Para evitar los trompicones las columnas están almohadilladas. Un inspector de riesgos laborales debe de tener aquí mucha tarea. Si el restaurante está lleno a rebosar, el bullicio y el estruendo son las notas dominantes. El público ríe con grande alharacas, el ruido de los cubiertos es ensordecedor y la torpeza invita a la fraternidad. Por lo visto, aquí se fraguan grandes amistades. «En Barcelona una bella modelo trabó conversación con un chico llenos 'piercings', alguien con quien, según me dijo después, jamás habría hablado», argumenta Maite.
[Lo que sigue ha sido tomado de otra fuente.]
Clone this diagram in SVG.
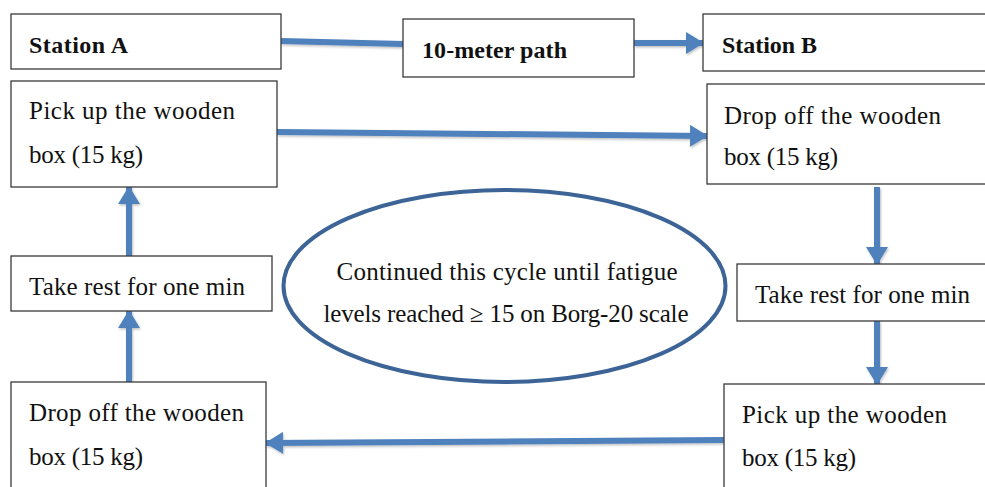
<svg xmlns="http://www.w3.org/2000/svg" width="985" height="487" viewBox="0 0 985 487">
<style>
.box{fill:#fff;stroke:#3a3a3a;stroke-width:1.3}
.t{font-family:"Liberation Serif","Times New Roman",serif;font-size:25px;fill:#111}
.b{font-family:"Liberation Serif","Times New Roman",serif;font-size:24px;font-weight:bold;fill:#111}
.c{fill:none;stroke:#4f81bd;stroke-width:6;filter:url(#sh)}
</style>
<defs>
<filter id="sh" filterUnits="userSpaceOnUse" x="0" y="0" width="985" height="487">
<feDropShadow dx="1" dy="1.5" stdDeviation="1" flood-color="#000" flood-opacity="0.25"/>
</filter>
<marker id="ah" viewBox="0 0 18 22" refX="17" refY="11" markerWidth="18" markerHeight="22" markerUnits="userSpaceOnUse" orient="auto">
<path d="M0,0 L18,11 L0,22 z" fill="#4f81bd"/>
</marker>
</defs>
<rect width="985" height="487" fill="#fff"/>
<g id="connectors">
<path class="c" d="M281,41 L403,44"/>
<path class="c" d="M634,43 L703,43" marker-end="url(#ah)"/>
<path class="c" d="M277,132 L707,136" marker-end="url(#ah)"/>
<path class="c" d="M877,187 L877,264" marker-end="url(#ah)"/>
<path class="c" d="M877,321 L877,384" marker-end="url(#ah)"/>
<path class="c" d="M724,440 L266,443" marker-end="url(#ah)"/>
<path class="c" d="M129,382 L129,311" marker-end="url(#ah)"/>
<path class="c" d="M129,256 L129,187" marker-end="url(#ah)"/>
</g>
<g id="stationA">
<rect class="box" x="11" y="14" width="270" height="55"/>
<text class="b" x="29" y="53" textLength="99">Station A</text>
</g>
<g id="path10">
<rect class="box" x="403" y="19" width="231" height="58"/>
<text class="b" x="422" y="58" textLength="145">10-meter path</text>
</g>
<g id="stationB">
<rect class="box" x="703" y="14" width="300" height="57"/>
<text class="b" x="722" y="53" textLength="95">Station B</text>
</g>
<g id="pickupA">
<rect class="box" x="11" y="81" width="266" height="106"/>
<text class="t" x="29" y="119" textLength="206">Pick up the wooden</text>
<text class="t" x="29" y="163" textLength="114">box (15 kg)</text>
</g>
<g id="dropoffB">
<rect class="box" x="707" y="84" width="300" height="100"/>
<text class="t" x="724" y="124" textLength="217">Drop off the wooden</text>
<text class="t" x="724" y="165" textLength="114">box (15 kg)</text>
</g>
<g id="restA">
<rect class="box" x="11" y="256" width="261" height="55"/>
<text class="t" x="29" y="295" textLength="216">Take rest for one min</text>
</g>
<g id="restB">
<rect class="box" x="737" y="264" width="270" height="57"/>
<text class="t" x="755" y="303" textLength="215">Take rest for one min</text>
</g>
<g id="dropoffA">
<rect class="box" x="11" y="382" width="255" height="120"/>
<text class="t" x="29" y="421" textLength="215">Drop off the wooden</text>
<text class="t" x="29" y="465" textLength="114">box (15 kg)</text>
</g>
<g id="pickupB">
<rect class="box" x="724" y="384" width="290" height="120"/>
<text class="t" x="742" y="423" textLength="205">Pick up the wooden</text>
<text class="t" x="742" y="466" textLength="114">box (15 kg)</text>
</g>
<g id="cycle">
<ellipse cx="504.5" cy="286" rx="221" ry="96" fill="#fff" stroke="#3c6496" stroke-width="4"/>
<text class="t" x="507" y="280" text-anchor="middle" textLength="341">Continued this cycle until fatigue</text>
<text class="t" x="506" y="322" text-anchor="middle" textLength="365">levels reached ≥ 15 on Borg-20 scale</text>
</g>
</svg>
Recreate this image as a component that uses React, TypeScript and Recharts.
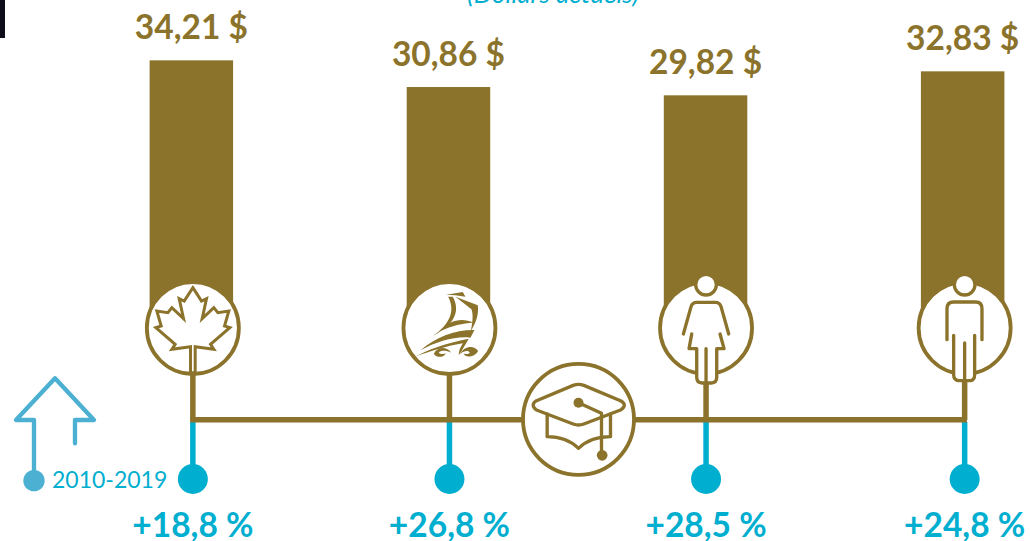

Ella y Christophe pretenden que toda persona que asista al restaurante se percate de lo que es la discapacidad. A no ser que uno sea un completo imbécil, es algo de lo que se da cuenta enseguida. En igualdad de condiciones con un invidente, tomo por vino tinto lo que es un vino blanco y sólo acierto a adivinar, por la textura gelatinosa de un bocado, que tengo entre los dientes un molusco. En lo del vino hago el ridículo, aunque no estoy solo. Maite me consuela con la bendita estadística: nueve de cada diez personas son incapaces de distinguir el vino blanco del tinto o el rosado. Me alegro de haberme parado a tiempo y no haber glosado el aroma a cerezas, regaliz y frutos del bosque que siempre aprecio cuando me dan a probar un tinto.

Digámoslo sin tapujos: comer sin una maldita luz es un pelín angustioso e inquietante. Me lavo las manos antes de despedirme de Maite. No quiere que se dé cuenta de que las tengo pegajosas.